(Work to do)
Skip the pictures. Transcribe the rest of the data below without changing a word.

(Data shown)
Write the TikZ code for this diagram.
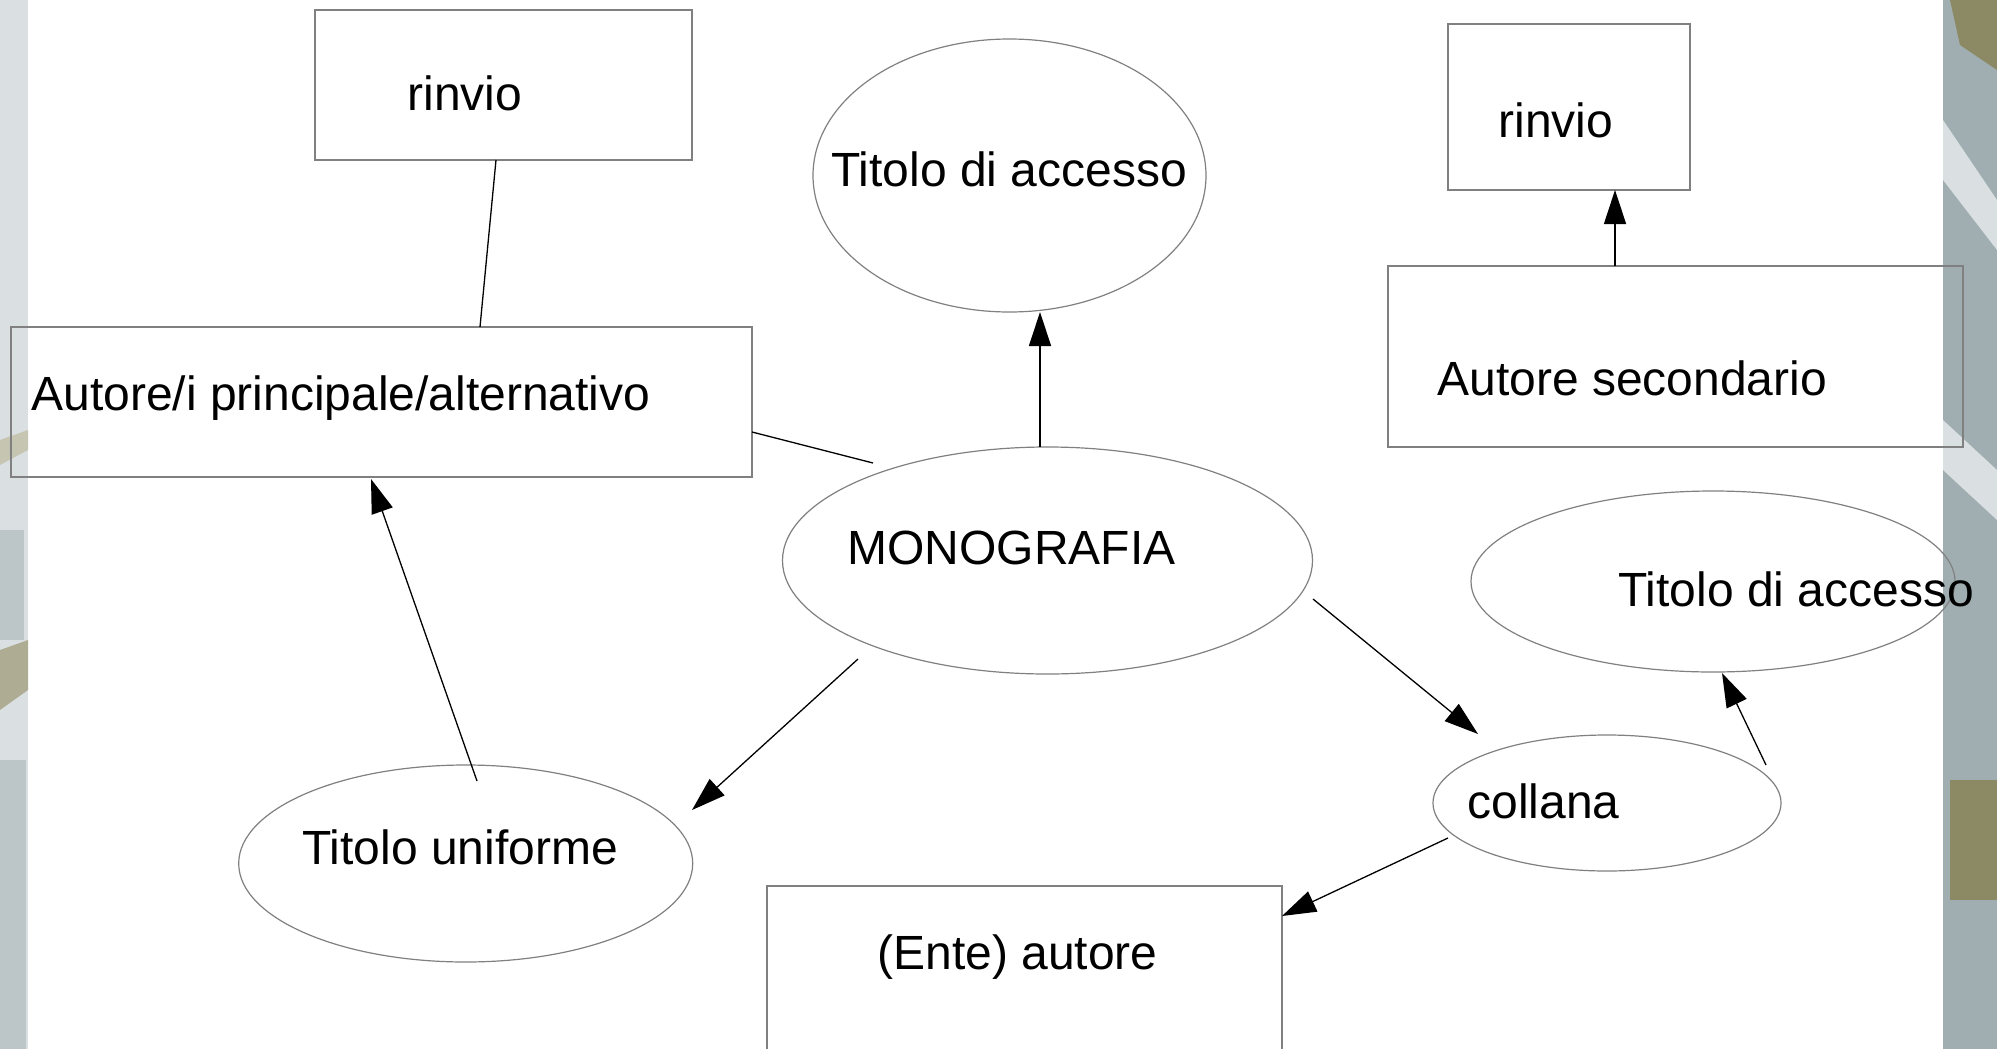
\documentclass[tikz,border=0pt]{standalone}
\usepackage{fontspec}
\setmainfont{Liberation Sans}
\usetikzlibrary{arrows.meta,shapes.geometric,calc}
\definecolor{bordergray}{RGB}{128,128,128}
\definecolor{bgl}{RGB}{218,224,226}
\definecolor{bgm}{RGB}{160,174,178}
\definecolor{bgo}{RGB}{140,138,100}
\begin{document}
\begin{tikzpicture}[x=0.5pt,y=-0.5pt,
  box/.style={draw=bordergray,line width=0.6pt,rectangle,inner sep=0pt,outer sep=0pt},
  oval/.style={draw=bordergray,line width=0.6pt,ellipse,inner sep=0pt,outer sep=0pt},
  lbl/.style={anchor=base west,inner sep=0pt,font=\fontsize{24pt}{28pt}\selectfont},
  conn/.style={line width=0.65pt,black},
  arr/.style={conn,-{Triangle[length=17pt,width=11pt]}}]
\clip (0,0) rectangle (1997,1049);
\fill[white] (0,0) rectangle (1997,1049);
% decorative background strips
\fill[bgl] (0,0) rectangle (28,1049);
\fill[bgo!50] (0,440) -- (28,430) -- (28,450) -- (0,465) -- cycle;
\fill[bgm!70] (0,530) rectangle (24,640);
\fill[bgo!70] (0,650) -- (28,640) -- (28,690) -- (0,710) -- cycle;
\fill[bgm!70] (0,760) rectangle (26,1049);
\fill[bgm] (1943,0) rectangle (1997,1049);
\fill[bgo] (1950,0) -- (1997,0) -- (1997,70) -- (1960,45) -- cycle;
\fill[bgl] (1943,120) -- (1997,200) -- (1997,250) -- (1943,180) -- cycle;
\fill[bgl] (1943,420) -- (1997,470) -- (1997,520) -- (1943,470) -- cycle;
\fill[bgo] (1950,780) rectangle (1997,900);

% shapes
\node[box,minimum width=188.5pt,minimum height=75pt] (r1) at (503.5,85) {};
\node[oval,minimum width=196.5pt,minimum height=136.5pt] (t1) at (1009.5,175.5) {};
\node[box,minimum width=370.5pt,minimum height=75pt] (a1) at (381.5,402) {};
\node[oval,minimum width=265pt,minimum height=113.5pt] (mono) at (1047.5,560.5) {};
\node[box,minimum width=121pt,minimum height=83pt] (r2) at (1569,107) {};
\node[box,minimum width=287.5pt,minimum height=90.5pt] (a2) at (1675.5,356.5) {};
\node[oval,minimum width=242pt,minimum height=90.5pt] (t2) at (1713,581.5) {};
\node[oval,minimum width=174pt,minimum height=68pt] (col) at (1607,803) {};
\node[oval,minimum width=227pt,minimum height=98.5pt] (tu) at (465.7,863.5) {};
\node[box,minimum width=257.5pt,minimum height=107pt] (ente) at (1024.5,993) {};

% texts
\node[lbl] (r1t) at (407,110) {rinvio};
\node[lbl] (t1t) at (831,186) {Titolo di accesso};
\node[lbl] (a1t) at (31,410) {Autore/i principale/alternativo};
\node[lbl] (monot) at (847,564) {MONOGRAFIA};
\node[lbl] (r2t) at (1498,137) {rinvio};
\node[lbl] (a2t) at (1437,395) {Autore secondario};
\node[lbl] (t2t) at (1618,606) {Titolo di accesso};
\node[lbl] (colt) at (1467,818) {collana};
\node[lbl] (tut) at (302,864) {Titolo uniforme};
\node[lbl] (entet) at (877,969) {(Ente) autore};

% connector end points
\coordinate (p1) at (496,160);
\coordinate (p2) at (480,327);
\coordinate (p3) at (752,432);
\coordinate (p4) at (873,463);
\coordinate (p5) at (1040,447);
\coordinate (p6) at (1040,312);
\coordinate (p7) at (858,659);
\coordinate (p8) at (692,810);
\coordinate (p9) at (477,781);
\coordinate (p10) at (371,479);
\coordinate (p11) at (1313,599);
\coordinate (p12) at (1478,734);
\coordinate (p13) at (1448,838);
\coordinate (p14) at (1282,916);
\coordinate (p15) at (1766,765);
\coordinate (p16) at (1722,673);
\coordinate (p17) at (1615,266);
\coordinate (p18) at (1615,190);

\draw[conn] (p1) -- (p2);
\draw[conn] (p3) -- (p4);
\draw[arr] (p5) -- (p6);
\draw[arr] (p7) -- (p8);
\draw[arr] (p9) -- (p10);
\draw[arr] (p11) -- (p12);
\draw[arr] (p13) -- (p14);
\draw[arr] (p15) -- (p16);
\draw[arr] (p17) -- (p18);
\end{tikzpicture}
\end{document}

(Reply)
Write the TikZ code for this diagram.
\documentclass[tikz,border=0pt]{standalone}
\usepackage{fontspec}
\setmainfont{Liberation Sans}
\usetikzlibrary{arrows.meta,shapes.geometric,calc}
\definecolor{bordergray}{RGB}{128,128,128}
\definecolor{bgl}{RGB}{218,224,226}
\definecolor{bgm}{RGB}{160,174,178}
\definecolor{bgo}{RGB}{140,138,100}
\begin{document}
\begin{tikzpicture}[x=0.5pt,y=-0.5pt,
  box/.style={draw=bordergray,line width=0.6pt,rectangle,inner sep=0pt,outer sep=0pt},
  oval/.style={draw=bordergray,line width=0.6pt,ellipse,inner sep=0pt,outer sep=0pt},
  lbl/.style={anchor=base west,inner sep=0pt,font=\fontsize{24pt}{28pt}\selectfont},
  conn/.style={line width=0.65pt,black},
  arr/.style={conn,-{Triangle[length=17pt,width=11pt]}}]
\clip (0,0) rectangle (1997,1049);
\fill[white] (0,0) rectangle (1997,1049);
% decorative background strips
\fill[bgl] (0,0) rectangle (28,1049);
\fill[bgo!50] (0,440) -- (28,430) -- (28,450) -- (0,465) -- cycle;
\fill[bgm!70] (0,530) rectangle (24,640);
\fill[bgo!70] (0,650) -- (28,640) -- (28,690) -- (0,710) -- cycle;
\fill[bgm!70] (0,760) rectangle (26,1049);
\fill[bgm] (1943,0) rectangle (1997,1049);
\fill[bgo] (1950,0) -- (1997,0) -- (1997,70) -- (1960,45) -- cycle;
\fill[bgl] (1943,120) -- (1997,200) -- (1997,250) -- (1943,180) -- cycle;
\fill[bgl] (1943,420) -- (1997,470) -- (1997,520) -- (1943,470) -- cycle;
\fill[bgo] (1950,780) rectangle (1997,900);

% shapes
\node[box,minimum width=188.5pt,minimum height=75pt] (r1) at (503.5,85) {};
\node[oval,minimum width=196.5pt,minimum height=136.5pt] (t1) at (1009.5,175.5) {};
\node[box,minimum width=370.5pt,minimum height=75pt] (a1) at (381.5,402) {};
\node[oval,minimum width=265pt,minimum height=113.5pt] (mono) at (1047.5,560.5) {};
\node[box,minimum width=121pt,minimum height=83pt] (r2) at (1569,107) {};
\node[box,minimum width=287.5pt,minimum height=90.5pt] (a2) at (1675.5,356.5) {};
\node[oval,minimum width=242pt,minimum height=90.5pt] (t2) at (1713,581.5) {};
\node[oval,minimum width=174pt,minimum height=68pt] (col) at (1607,803) {};
\node[oval,minimum width=227pt,minimum height=98.5pt] (tu) at (465.7,863.5) {};
\node[box,minimum width=257.5pt,minimum height=107pt] (ente) at (1024.5,993) {};

% texts
\node[lbl] (r1t) at (407,110) {rinvio};
\node[lbl] (t1t) at (831,186) {Titolo di accesso};
\node[lbl] (a1t) at (31,410) {Autore/i principale/alternativo};
\node[lbl] (monot) at (847,564) {MONOGRAFIA};
\node[lbl] (r2t) at (1498,137) {rinvio};
\node[lbl] (a2t) at (1437,395) {Autore secondario};
\node[lbl] (t2t) at (1618,606) {Titolo di accesso};
\node[lbl] (colt) at (1467,818) {collana};
\node[lbl] (tut) at (302,864) {Titolo uniforme};
\node[lbl] (entet) at (877,969) {(Ente) autore};

% connector end points
\coordinate (p1) at (496,160);
\coordinate (p2) at (480,327);
\coordinate (p3) at (752,432);
\coordinate (p4) at (873,463);
\coordinate (p5) at (1040,447);
\coordinate (p6) at (1040,312);
\coordinate (p7) at (858,659);
\coordinate (p8) at (692,810);
\coordinate (p9) at (477,781);
\coordinate (p10) at (371,479);
\coordinate (p11) at (1313,599);
\coordinate (p12) at (1478,734);
\coordinate (p13) at (1448,838);
\coordinate (p14) at (1282,916);
\coordinate (p15) at (1766,765);
\coordinate (p16) at (1722,673);
\coordinate (p17) at (1615,266);
\coordinate (p18) at (1615,190);

\draw[conn] (p1) -- (p2);
\draw[conn] (p3) -- (p4);
\draw[arr] (p5) -- (p6);
\draw[arr] (p7) -- (p8);
\draw[arr] (p9) -- (p10);
\draw[arr] (p11) -- (p12);
\draw[arr] (p13) -- (p14);
\draw[arr] (p15) -- (p16);
\draw[arr] (p17) -- (p18);
\end{tikzpicture}
\end{document}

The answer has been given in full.